На официальном сайте СИЗО-5 сообщается, что в изоляторе работает библиотека с фондом 10 тысяч книг, клуб на 120 мест, спортивный зал, есть площадка для игры в волейбол, парикмахерская, помещения для женщин с детьми до трех лет.
В СИЗО-5 ежегодно проходит конкурс «Мисс Арсеналочка». Среди номинаций — «Визитная карточка», «Дефиле», «Таланты», «Подружка», «Кулинар» и «Платье своими руками». Участницы получают ленты номинанток, а «Мисс Арсеналочка — 2021» получила корону.
Администрация следственного изолятора также проводит кулинарный конкурс «Лакомый кусочек» и «Хозяюшка». В последнем девушки «демонстрировали свои умения в шитье, решали логические задачи и отвечали на кулинарные вопросы жюри». К 8 Марта в СИЗО-5 прошел «фестиваль красоты „Нежная волна“» — «12 „мастеров“ создавали красивые и оригинальные прически, а также макияж, подходящий создаваемому образу».

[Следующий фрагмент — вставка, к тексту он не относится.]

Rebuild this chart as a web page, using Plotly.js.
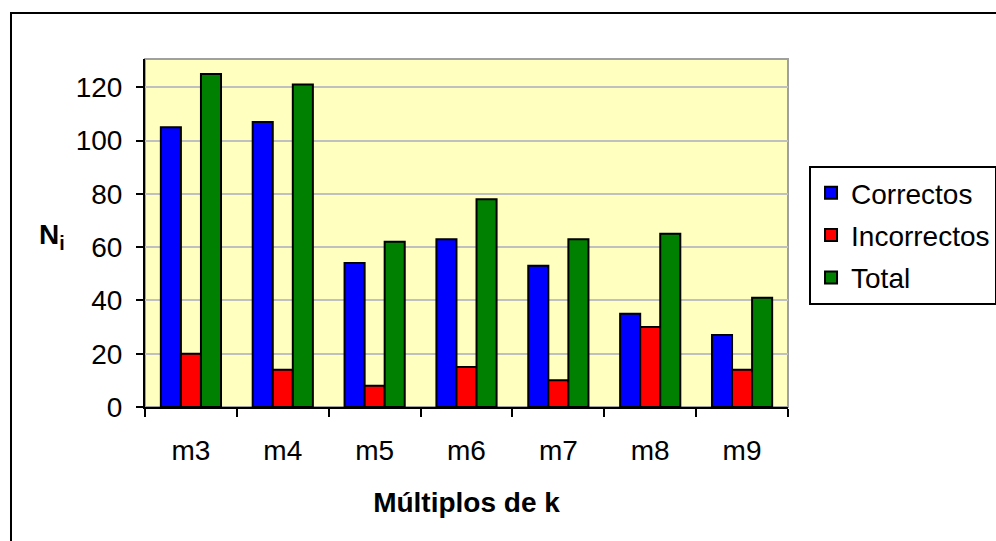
<!DOCTYPE html>
<html>
<head>
<meta charset="utf-8">
<script src="https://cdn.plot.ly/plotly-3.0.1.min.js"></script>
<style>
  html, body { margin: 0; padding: 0; background: #ffffff; }
  #chart { width: 996px; height: 541px; }
</style>
</head>
<body>
<div id="chart"></div>
<script>
const categories = ["m3", "m4", "m5", "m6", "m7", "m8", "m9"];
const correctos = [105, 107, 54, 63, 53, 35, 27];
const incorrectos = [20, 14, 8, 15, 10, 30, 14];
const total = [125, 121, 62, 78, 63, 65, 41];
const seriesNames = ["Correctos", "Incorrectos", "Total"];
const seriesColors = ["#0000FF", "#FF0000", "#008000"];
const yTicks = [0, 20, 40, 60, 80, 100, 120];

const FONT = "Arial, 'Liberation Sans', sans-serif";

const traces = [correctos, incorrectos, total].map((vals, i) => ({
  type: "bar",
  name: seriesNames[i],
  legendgroup: "g" + i,
  x: categories,
  y: vals,
  marker: { color: seriesColors[i], line: { color: "#000000", width: 2 } },
  hoverinfo: "x+y+name"
}));

const layout = {
  width: 996,
  height: 541,
  margin: { l: 145, r: 208, t: 59, b: 134, autoexpand: false },
  paper_bgcolor: "#ffffff",
  plot_bgcolor: "#FFFFC0",
  barmode: "group",
  bargap: 0.345,
  bargroupgap: 0,
  font: { family: FONT, size: 28, color: "#000000" },
  showlegend: true,
  legend: {
    x: 1.0327, xanchor: "left",
    y: (407 - 166) / 348, yanchor: "top",
    bgcolor: "#ffffff",
    bordercolor: "#000000",
    borderwidth: 2,
    font: { family: FONT, size: 28, color: "#000000" },
    itemwidth: 30,
    traceorder: "grouped",
    tracegroupgap: 3
  },
  xaxis: {
    type: "category",
    showline: true, linecolor: "#000000", linewidth: 2,
    ticks: "outside", tickson: "boundaries", ticklen: 8, tickwidth: 2, tickcolor: "#000000",
    ticklabelstandoff: 17,
    tickfont: { family: FONT, size: 28, color: "#000000" },
    showgrid: false,
    zeroline: false,
    title: { text: "<b>Múltiplos de k</b>", font: { family: FONT, size: 28, color: "#000000" }, standoff: 28 }
  },
  yaxis: {
    range: [0, 130.6],
    tickvals: yTicks,
    ticktext: yTicks.map(String),
    showline: true, linecolor: "#000000", linewidth: 2,
    ticks: "outside", ticklen: 7, tickwidth: 2, tickcolor: "#000000",
    ticklabelstandoff: 8,
    tickfont: { family: FONT, size: 28, color: "#000000" },
    showgrid: true, gridcolor: "#C0C0C0", gridwidth: 2,
    zeroline: false
  },
  annotations: [
    { text: "<b>N<sub>i</sub></b>", xref: "paper", yref: "paper",
      x: (52 - 145) / 643, y: (407 - 236) / 348, xanchor: "center", yanchor: "middle",
      showarrow: false, font: { family: FONT, size: 28, color: "#000000" } }
  ],
  shapes: [
    { type: "rect", xref: "paper", yref: "paper", x0: 0, x1: 1, y0: 0, y1: 1,
      line: { color: "#A0A0A0", width: 2 }, fillcolor: "rgba(0,0,0,0)", layer: "below" },
    { type: "rect", xref: "paper", yref: "paper", x0: -0.2084, x1: 2, y0: -1, y1: 1.1322,
      line: { color: "#000000", width: 2 }, fillcolor: "rgba(0,0,0,0)", layer: "above" }
  ]
};

Plotly.newPlot("chart", traces, layout, { displayModeBar: false, staticPlot: true });
</script>
</body>
</html>
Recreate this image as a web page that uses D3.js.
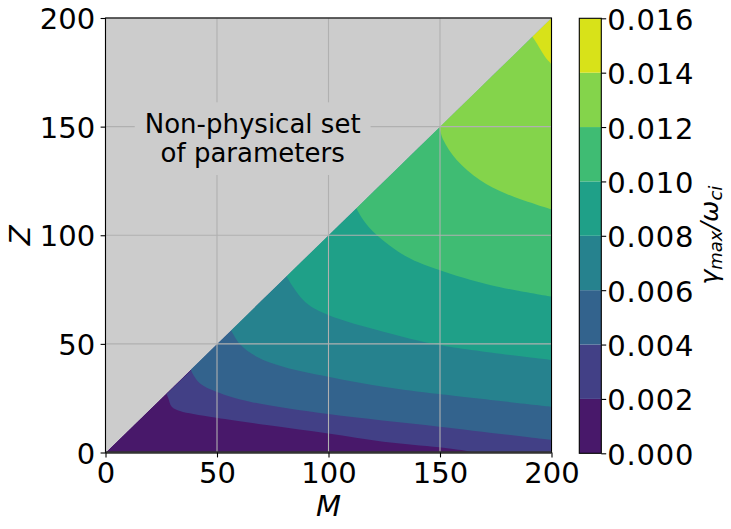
<!DOCTYPE html>
<html>
<head>
<meta charset="utf-8">
<script src="https://cdn.jsdelivr.net/npm/d3@7"></script>
<style>
  body { margin: 0; background: #fff; }
  text { font-family: "DejaVu Sans", sans-serif; fill: #000; }
</style>
</head>
<body>
<svg id="chart" width="731" height="529"></svg>
<script>
// contour levels of gamma_max / omega_ci
const levels = [0, 0.002, 0.004, 0.006, 0.008, 0.010, 0.012, 0.014, 0.016];
const mTicks = [0, 50, 100, 150, 200];
const zTicks = [0, 50, 100, 150, 200];
const cbTicks = [0, 0.002, 0.004, 0.006, 0.008, 0.010, 0.012, 0.014, 0.016];

// level lines as [M, Z] points, each one starts on the Z = M edge
const line002 = [[27.4, 26.9], [28.2, 24.9], [29.7, 21.1], [33.4, 19.1], [39.4, 17.7], [49.7, 16.0],
  [72.3, 12.7], [99.9, 8.8], [124.6, 5.0], [149.7, 2.4], [162, 0.7], [165, 0]];
const line004 = [[38.2, 38.3], [39.4, 35.7], [42.4, 31.8], [49.7, 28.0], [64.8, 23.4], [99.9, 17.7],
  [149.7, 11.9], [200, 5.8]];
const line006 = [[56.3, 56.4], [60.3, 49.8], [67.8, 44.1], [79.7, 39.5], [99.9, 34.9], [124.6, 30.3],
  [149.7, 26.9], [200, 21.1]];
const line008 = [[81.2, 81.2], [83.5, 77.1], [90.2, 68.7], [99.9, 63.3], [124.6, 55.6], [149.7, 49.5],
  [200, 42.6]];
const line010 = [[112.5, 112.4], [115.6, 107.0], [121.6, 100.1], [135.1, 90.1], [149.7, 84.0],
  [172.4, 77.1], [200, 71.7]];
const line012 = [[149.7, 149.7], [151.5, 143.8], [157.5, 134.6], [167.9, 125.4], [179.9, 119.0],
  [200, 111.9]];
const line014 = [[191.4, 191.5], [193.4, 188.4], [197.1, 182.2], [200, 178.8]];
const contourLines = [line002, line004, line006, line008, line010, line012, line014];

const svg = d3.select('#chart');
const plot = { left: 105.5, right: 551.5, top: 18, bottom: 452.5 };
const bar = { left: 579.3, right: 601.3 };
const fontSize = 29;

const x = d3.scaleLinear().domain([0, 200]).range([plot.left, plot.right]);
const y = d3.scaleLinear().domain([0, 200]).range([plot.bottom, plot.top]);
const cbY = d3.scaleLinear().domain([levels[0], levels[levels.length - 1]]).range([plot.bottom + 0.8, plot.top + 0.3]);

// band colours sit at the middle of each level interval
const bandColor = i => d3.interpolateViridis((i + 0.5) / (levels.length - 1));

const curve = d3.line().x(d => x(d[0])).y(d => y(d[1])).curve(d3.curveCatmullRom);

// lowest band fills the whole physical triangle
svg.append('path')
  .attr('d', 'M' + x(0) + ',' + y(0) + 'L' + x(200) + ',' + y(0) + 'L' + x(200) + ',' + y(200) + 'Z')
  .attr('fill', bandColor(0));

// every higher band is whatever lies beyond its level line
contourLines.forEach((pts, i) => {
  const last = pts[pts.length - 1];
  let d = curve(pts);
  if (last[1] === 0) {
    d += 'L' + x(200) + ',' + y(0);
  }
  d += 'L' + x(200) + ',' + y(200) + 'Z';
  svg.append('path')
    .attr('d', d)
    .attr('fill', bandColor(i + 1));
});

// non-physical half (Z > M)
svg.append('path')
  .attr('d', 'M' + x(0) + ',' + y(0) + 'L' + x(0) + ',' + y(200) + 'L' + x(200) + ',' + y(200) + 'Z')
  .attr('fill', '#cccccc');

// grid
const grid = svg.append('g').attr('stroke', '#b0b0b0').attr('stroke-width', 1.1);
mTicks.forEach(t => {
  grid.append('line').attr('x1', x(t)).attr('x2', x(t)).attr('y1', plot.top).attr('y2', plot.bottom);
});
zTicks.forEach(t => {
  grid.append('line').attr('x1', plot.left).attr('x2', plot.right).attr('y1', y(t)).attr('y2', y(t));
});

// annotation with a box that hides the grid
const note = svg.append('g');
const noteBox = note.append('rect').attr('fill', '#cccccc');
const noteText = note.append('text')
  .attr('text-anchor', 'middle')
  .attr('font-size', 26);
noteText.append('tspan').attr('x', x(66)).attr('y', 133.3).text('Non-physical set');
noteText.append('tspan').attr('x', x(66)).attr('y', 162).text('of parameters');
const nb = noteText.node().getBBox();
noteBox.attr('x', nb.x - 10).attr('y', nb.y - 7).attr('width', nb.width + 20).attr('height', nb.height + 14);

// spines
svg.append('rect')
  .attr('x', plot.left).attr('y', plot.top)
  .attr('width', plot.right - plot.left).attr('height', plot.bottom - plot.top)
  .attr('fill', 'none').attr('stroke', '#000').attr('stroke-width', 1.1);
svg.append('line')
  .attr('x1', plot.left).attr('x2', plot.right)
  .attr('y1', plot.bottom).attr('y2', plot.bottom)
  .attr('stroke', '#333').attr('stroke-width', 2.6);

// axes
const xAxis = svg.append('g')
  .attr('transform', 'translate(0,' + plot.bottom + ')')
  .call(d3.axisBottom(x).tickValues(mTicks).tickSize(4.9).tickPadding(5).tickFormat(d3.format('d')));
const yAxis = svg.append('g')
  .attr('transform', 'translate(' + plot.left + ',0)')
  .call(d3.axisLeft(y).tickValues(zTicks).tickSize(4.9).tickPadding(5.5).tickFormat(d3.format('d')));
[xAxis, yAxis].forEach(a => {
  a.select('.domain').remove();
  a.selectAll('line').attr('stroke', '#000').attr('stroke-width', 1.1);
  a.selectAll('text').attr('font-size', fontSize).attr('font-family', '"DejaVu Sans", sans-serif').attr('fill', '#000');
});
yAxis.selectAll('text').attr('dy', '0.37em');

svg.append('text')
  .attr('x', x(100)).attr('y', 516)
  .attr('text-anchor', 'middle')
  .attr('font-size', fontSize)
  .attr('font-style', 'italic')
  .text('M');
svg.append('text')
  .attr('transform', 'translate(30,' + ((plot.top + plot.bottom) / 2) + ') rotate(-90)')
  .attr('text-anchor', 'middle')
  .attr('font-size', fontSize)
  .attr('font-style', 'italic')
  .text('Z');

// colorbar
const cb = svg.append('g');
d3.range(levels.length - 1).forEach(i => {
  cb.append('rect')
    .attr('x', bar.left)
    .attr('y', cbY(levels[i + 1]))
    .attr('width', bar.right - bar.left)
    .attr('height', cbY(levels[i]) - cbY(levels[i + 1]))
    .attr('fill', bandColor(i));
});
cb.append('rect')
  .attr('x', bar.left).attr('y', cbY(levels[levels.length - 1]))
  .attr('width', bar.right - bar.left)
  .attr('height', cbY(levels[0]) - cbY(levels[levels.length - 1]))
  .attr('fill', 'none').attr('stroke', '#000').attr('stroke-width', 1.1);
const cbAxis = svg.append('g')
  .attr('transform', 'translate(' + bar.right + ',0)')
  .call(d3.axisRight(cbY).tickValues(cbTicks).tickSize(4.9).tickPadding(1).tickFormat(d3.format('.3f')));
cbAxis.select('.domain').remove();
cbAxis.selectAll('line').attr('stroke', '#000').attr('stroke-width', 1.1);
cbAxis.selectAll('text')
  .attr('font-size', fontSize)
  .attr('font-family', '"DejaVu Sans", sans-serif')
  .attr('letter-spacing', 0.8)
  .attr('fill', '#000')
  .attr('dy', '0.38em');

const cbLabel = svg.append('text')
  .attr('transform', 'translate(718,' + ((plot.top + plot.bottom) / 2) + ') rotate(-90)')
  .attr('text-anchor', 'middle')
  .attr('font-size', 25.5)
  .attr('font-style', 'italic');
cbLabel.append('tspan').text('γ');
cbLabel.append('tspan').attr('font-size', 18).attr('dy', 4).text('max');
cbLabel.append('tspan').attr('dy', -4).text('/ω');
cbLabel.append('tspan').attr('font-size', 18).attr('dy', 4).text('ci');
</script>
</body>
</html>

Весной 2022 года, по информации заключенных, в СИЗО-5 произошла серьезная протечка, последствия которой устраняли сами заключенные — целую ночь выносили воду ведрами. В мае, через несколько дней после ремонта, в той же камере обвалился потолок. Сообщалось, что один из обломков упал на заключенную, девушка получила травму бедра, а саму камеру не перестали использовать. Официальной информации о произошедшем не поступало.
Сейчас в СИЗО-5 на Арсенальной улице содержатся фигурантки громких политических дел. В частности, там находится белоруска Яна Пинчук. На родине ее обвиняют в создании «экстремистского» чата, девушке грозит до 19 лет лишения свободы. Пинчук грозит экстрадиция, «Мемориал» считает девушку политзаключенной.
По делам о «фейках» в СИЗО содержатся Саша Скочиленко, Ольга Смирнова и Виктория Петрова. Ольгу и Сашу «Мемориал» признал политзаключенными. Amnesty International также считает Скочиленко узницей совести.